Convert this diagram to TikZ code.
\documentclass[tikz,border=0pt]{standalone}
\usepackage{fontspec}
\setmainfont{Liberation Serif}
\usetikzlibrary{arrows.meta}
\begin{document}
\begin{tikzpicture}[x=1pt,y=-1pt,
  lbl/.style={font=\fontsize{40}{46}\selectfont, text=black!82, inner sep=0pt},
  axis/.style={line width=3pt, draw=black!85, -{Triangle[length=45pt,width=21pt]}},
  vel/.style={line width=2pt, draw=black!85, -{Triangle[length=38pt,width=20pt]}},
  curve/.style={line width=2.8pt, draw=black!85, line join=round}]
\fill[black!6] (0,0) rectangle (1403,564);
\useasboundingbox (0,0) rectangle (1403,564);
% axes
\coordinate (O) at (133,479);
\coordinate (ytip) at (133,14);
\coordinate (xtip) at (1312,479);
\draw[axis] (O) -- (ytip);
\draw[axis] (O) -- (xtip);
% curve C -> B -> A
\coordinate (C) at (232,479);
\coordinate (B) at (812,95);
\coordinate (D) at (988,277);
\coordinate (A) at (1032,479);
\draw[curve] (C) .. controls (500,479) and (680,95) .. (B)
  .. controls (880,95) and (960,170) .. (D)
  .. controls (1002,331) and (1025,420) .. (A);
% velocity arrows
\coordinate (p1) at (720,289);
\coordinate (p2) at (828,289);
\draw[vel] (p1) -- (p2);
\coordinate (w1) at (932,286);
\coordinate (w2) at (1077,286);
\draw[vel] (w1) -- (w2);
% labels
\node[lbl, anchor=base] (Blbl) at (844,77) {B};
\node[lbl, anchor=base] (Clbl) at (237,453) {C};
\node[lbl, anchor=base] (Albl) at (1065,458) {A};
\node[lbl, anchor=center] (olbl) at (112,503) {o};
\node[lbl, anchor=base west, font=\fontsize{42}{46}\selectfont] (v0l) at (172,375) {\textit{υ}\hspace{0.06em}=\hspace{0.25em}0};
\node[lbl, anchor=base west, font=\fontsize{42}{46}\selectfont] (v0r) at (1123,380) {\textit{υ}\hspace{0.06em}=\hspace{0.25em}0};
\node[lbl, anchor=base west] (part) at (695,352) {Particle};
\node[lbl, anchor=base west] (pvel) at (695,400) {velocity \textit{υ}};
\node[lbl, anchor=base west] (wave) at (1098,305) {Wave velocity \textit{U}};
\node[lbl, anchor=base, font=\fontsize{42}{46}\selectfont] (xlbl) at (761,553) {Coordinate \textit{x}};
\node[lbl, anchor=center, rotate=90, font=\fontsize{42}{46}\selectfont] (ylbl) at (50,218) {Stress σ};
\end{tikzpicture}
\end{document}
___
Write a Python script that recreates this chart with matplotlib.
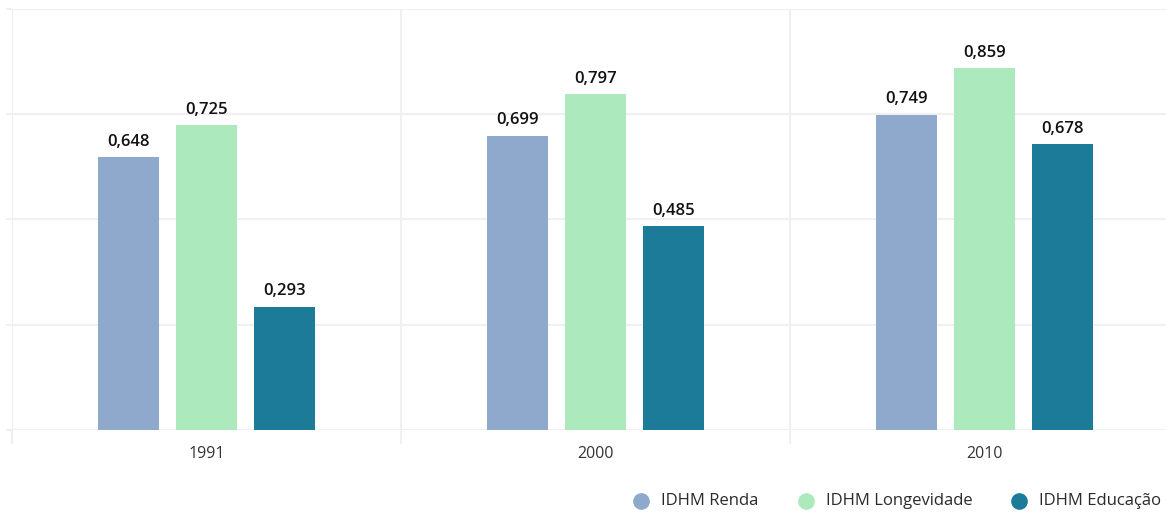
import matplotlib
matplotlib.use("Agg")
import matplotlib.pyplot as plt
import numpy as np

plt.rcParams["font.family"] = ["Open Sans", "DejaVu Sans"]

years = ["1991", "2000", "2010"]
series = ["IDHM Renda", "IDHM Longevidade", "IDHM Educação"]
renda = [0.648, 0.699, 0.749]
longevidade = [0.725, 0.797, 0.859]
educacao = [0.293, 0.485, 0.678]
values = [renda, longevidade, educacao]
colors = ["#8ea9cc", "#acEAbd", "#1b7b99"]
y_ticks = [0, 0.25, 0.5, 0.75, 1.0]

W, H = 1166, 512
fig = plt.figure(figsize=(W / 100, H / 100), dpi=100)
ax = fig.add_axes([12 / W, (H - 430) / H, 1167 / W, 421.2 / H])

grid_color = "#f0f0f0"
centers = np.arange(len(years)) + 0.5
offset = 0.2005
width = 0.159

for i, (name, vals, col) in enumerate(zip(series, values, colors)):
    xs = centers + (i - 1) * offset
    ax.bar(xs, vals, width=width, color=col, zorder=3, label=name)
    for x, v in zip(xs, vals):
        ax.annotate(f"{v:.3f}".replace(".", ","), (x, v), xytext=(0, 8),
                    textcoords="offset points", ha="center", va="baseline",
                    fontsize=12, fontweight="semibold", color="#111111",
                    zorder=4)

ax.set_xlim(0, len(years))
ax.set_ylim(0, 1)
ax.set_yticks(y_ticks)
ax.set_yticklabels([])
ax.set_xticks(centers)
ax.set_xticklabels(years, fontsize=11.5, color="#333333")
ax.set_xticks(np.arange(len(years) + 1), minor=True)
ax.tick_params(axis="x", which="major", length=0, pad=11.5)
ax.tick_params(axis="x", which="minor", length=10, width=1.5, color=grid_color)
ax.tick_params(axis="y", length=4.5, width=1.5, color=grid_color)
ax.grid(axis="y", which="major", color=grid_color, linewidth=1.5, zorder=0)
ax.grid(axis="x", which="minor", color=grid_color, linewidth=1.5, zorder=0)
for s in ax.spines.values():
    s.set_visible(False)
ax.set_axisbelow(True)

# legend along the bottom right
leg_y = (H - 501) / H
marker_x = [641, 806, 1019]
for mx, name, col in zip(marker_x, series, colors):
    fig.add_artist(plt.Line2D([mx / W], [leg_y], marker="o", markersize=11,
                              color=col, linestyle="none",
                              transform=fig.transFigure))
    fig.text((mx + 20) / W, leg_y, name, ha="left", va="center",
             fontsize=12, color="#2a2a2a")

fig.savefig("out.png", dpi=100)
___
Work to be completed -
Begin at the line that has "Write a Python", stop after the line that has "width = 0.159", and reproduce every line between them exactly and nothing else. Pictures stay out of the copy.

Written reply -
Write a Python script that recreates this chart with matplotlib.
import matplotlib
matplotlib.use("Agg")
import matplotlib.pyplot as plt
import numpy as np

plt.rcParams["font.family"] = ["Open Sans", "DejaVu Sans"]

years = ["1991", "2000", "2010"]
series = ["IDHM Renda", "IDHM Longevidade", "IDHM Educação"]
renda = [0.648, 0.699, 0.749]
longevidade = [0.725, 0.797, 0.859]
educacao = [0.293, 0.485, 0.678]
values = [renda, longevidade, educacao]
colors = ["#8ea9cc", "#acEAbd", "#1b7b99"]
y_ticks = [0, 0.25, 0.5, 0.75, 1.0]

W, H = 1166, 512
fig = plt.figure(figsize=(W / 100, H / 100), dpi=100)
ax = fig.add_axes([12 / W, (H - 430) / H, 1167 / W, 421.2 / H])

grid_color = "#f0f0f0"
centers = np.arange(len(years)) + 0.5
offset = 0.2005
width = 0.159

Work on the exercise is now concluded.